▶ Goal:
Repeat the data word for word. Do not include the pictures.
----- Given material -----
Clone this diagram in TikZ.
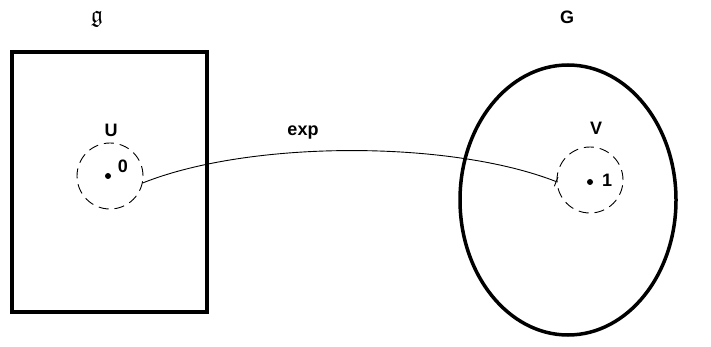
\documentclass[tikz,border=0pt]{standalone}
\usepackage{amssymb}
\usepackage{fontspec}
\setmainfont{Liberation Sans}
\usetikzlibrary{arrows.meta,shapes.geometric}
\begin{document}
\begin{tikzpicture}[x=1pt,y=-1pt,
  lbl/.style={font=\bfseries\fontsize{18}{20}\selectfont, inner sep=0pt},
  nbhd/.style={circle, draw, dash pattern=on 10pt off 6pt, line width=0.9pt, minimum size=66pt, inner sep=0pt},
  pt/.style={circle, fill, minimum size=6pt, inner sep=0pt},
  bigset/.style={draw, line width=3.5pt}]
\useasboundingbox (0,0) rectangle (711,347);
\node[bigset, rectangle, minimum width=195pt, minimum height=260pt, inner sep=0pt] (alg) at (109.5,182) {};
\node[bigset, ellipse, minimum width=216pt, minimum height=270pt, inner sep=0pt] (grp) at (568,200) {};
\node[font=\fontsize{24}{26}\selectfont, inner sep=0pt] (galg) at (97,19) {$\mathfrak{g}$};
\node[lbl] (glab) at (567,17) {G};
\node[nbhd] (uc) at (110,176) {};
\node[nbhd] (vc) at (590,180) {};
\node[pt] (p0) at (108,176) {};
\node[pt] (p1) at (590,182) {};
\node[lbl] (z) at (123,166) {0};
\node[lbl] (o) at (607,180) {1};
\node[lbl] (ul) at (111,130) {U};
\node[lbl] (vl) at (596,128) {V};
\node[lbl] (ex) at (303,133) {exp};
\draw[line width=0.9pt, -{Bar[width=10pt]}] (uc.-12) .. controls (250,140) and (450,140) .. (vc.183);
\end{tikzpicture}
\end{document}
-----
▶ The reply:
Clone this diagram in TikZ.
\documentclass[tikz,border=0pt]{standalone}
\usepackage{amssymb}
\usepackage{fontspec}
\setmainfont{Liberation Sans}
\usetikzlibrary{arrows.meta,shapes.geometric}
\begin{document}
\begin{tikzpicture}[x=1pt,y=-1pt,
  lbl/.style={font=\bfseries\fontsize{18}{20}\selectfont, inner sep=0pt},
  nbhd/.style={circle, draw, dash pattern=on 10pt off 6pt, line width=0.9pt, minimum size=66pt, inner sep=0pt},
  pt/.style={circle, fill, minimum size=6pt, inner sep=0pt},
  bigset/.style={draw, line width=3.5pt}]
\useasboundingbox (0,0) rectangle (711,347);
\node[bigset, rectangle, minimum width=195pt, minimum height=260pt, inner sep=0pt] (alg) at (109.5,182) {};
\node[bigset, ellipse, minimum width=216pt, minimum height=270pt, inner sep=0pt] (grp) at (568,200) {};
\node[font=\fontsize{24}{26}\selectfont, inner sep=0pt] (galg) at (97,19) {$\mathfrak{g}$};
\node[lbl] (glab) at (567,17) {G};
\node[nbhd] (uc) at (110,176) {};
\node[nbhd] (vc) at (590,180) {};
\node[pt] (p0) at (108,176) {};
\node[pt] (p1) at (590,182) {};
\node[lbl] (z) at (123,166) {0};
\node[lbl] (o) at (607,180) {1};
\node[lbl] (ul) at (111,130) {U};
\node[lbl] (vl) at (596,128) {V};
\node[lbl] (ex) at (303,133) {exp};
\draw[line width=0.9pt, -{Bar[width=10pt]}] (uc.-12) .. controls (250,140) and (450,140) .. (vc.183);
\end{tikzpicture}
\end{document}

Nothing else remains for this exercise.